Service offerings and service requests are abstracted so network implementation can be configured any number of ways, even across multiple providers.
High resource availability
NaaS services are intent-based, with location-specific performance characteristics such as low latency or the ability to attach to resources such as mobile devices.
Services are defined in code that expresses everything from functional capabilities needed such as firewall rules to full definition of a complete service.
Network systems automatically control and optimize resource use through metering and measurement, with transparent reporting for CSPs and customers.
Network functions and services are defined with service-level agreements (SLAs) or service performance metrics.
Among the findings from Nokia surveys: CSPs think enterprises should be most excited about the benefits of shifting to an OPEX model while enterprises feel they will benefit most from enhanced network security. That misalignment could get in the way of near-term NaaS success.
Enterprises are looking to solve some very specific problems by going the as-a-service route, such as better aligning IT spend and usage, optimizing infrastructure and adopting cloud-like approaches, reports IDC. They want to consume network services the same way they consume IT services and stop buying and maintaining network infrastructure.

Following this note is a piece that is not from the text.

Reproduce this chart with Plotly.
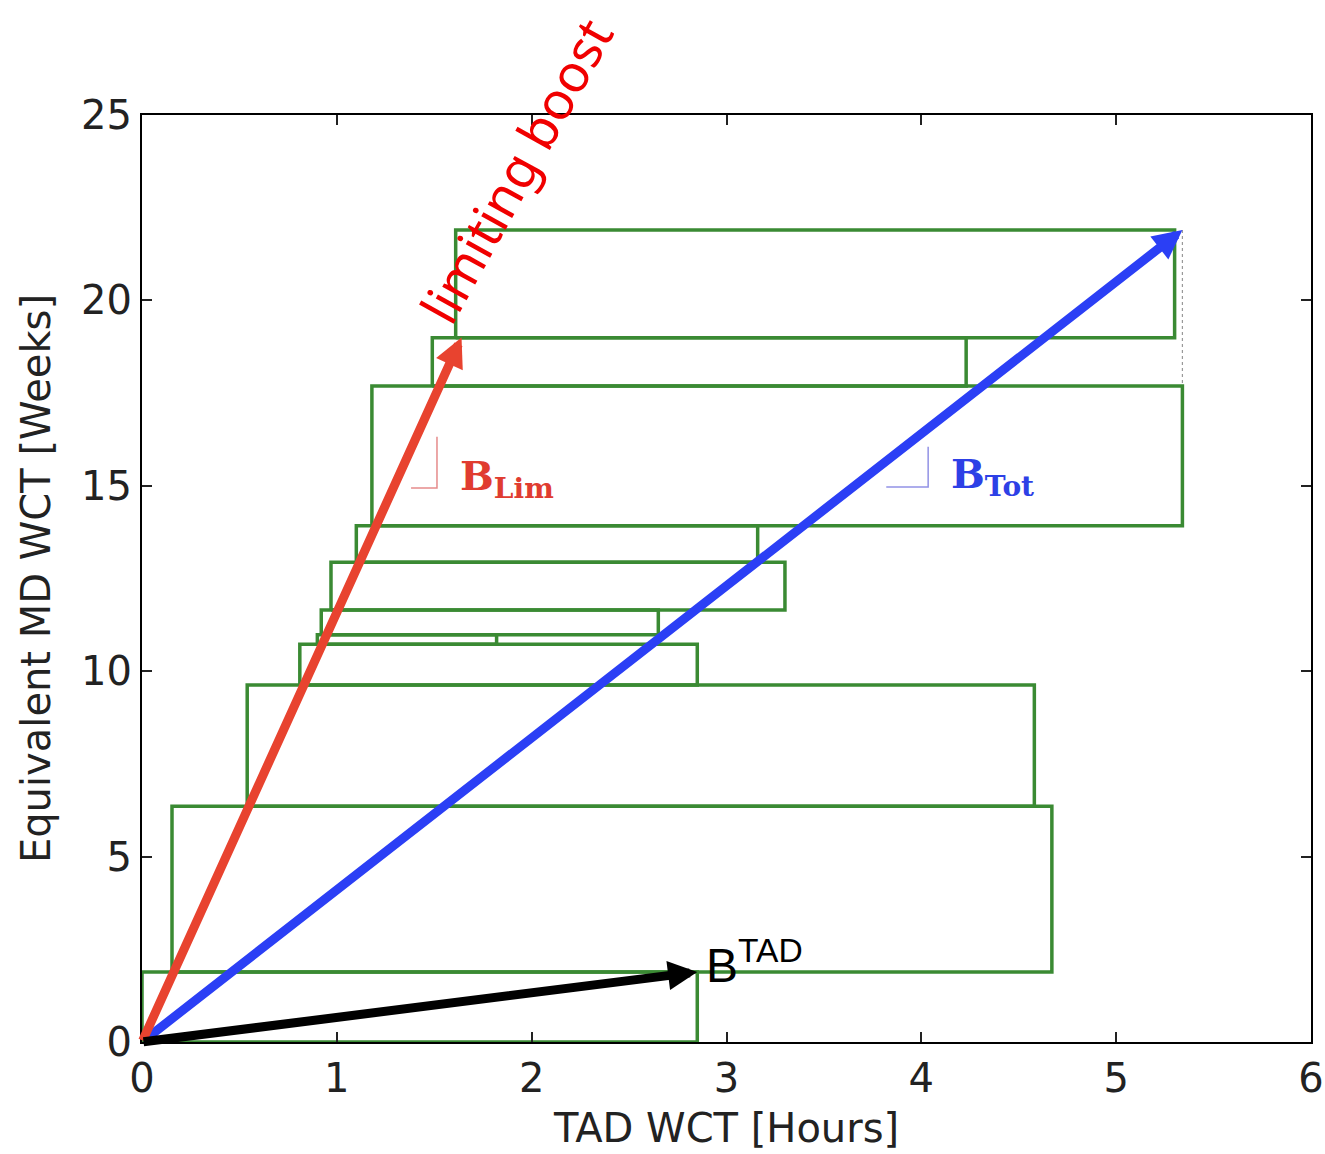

CSPs who help them do that can break their own flat revenue ceiling with new service streams, and the ones who do it first — and best — will win out against their competitors in the enterprise services space.
Seize the day
CSPs are already offering certain kinds of NaaS services, such as virtual private networks, cloud-based managed Wi-Fi and private LTE services. And most recognize that doubling down on NaaS will set them up for further enterprise wins as 5G matures. In the Nokia survey, 91 percent agreed offering NaaS is critical to the successful delivery of enterprise 5G services, and most are already investing in NaaS-essential technologies as part of their digital transformation programs.
“CSPs are pivoting to the NaaS opportunity,” says Patrick Filkins, Senior Research Analyst, IoT and Mobile Networks, IDC. “CSPs are logical NaaS providers, given their well-established role as managed connectivity providers. With nearly one-third of the $45 billion enterprise network market expected to be consumed through a NaaS model by 2025, CSPs cannot ignore this emerging opportunity.”
To make sure the NaaS prospect doesn’t slip by, CSPs need to update their infrastructure and tailor their offerings to the market — and not wait around for someone else to get there first.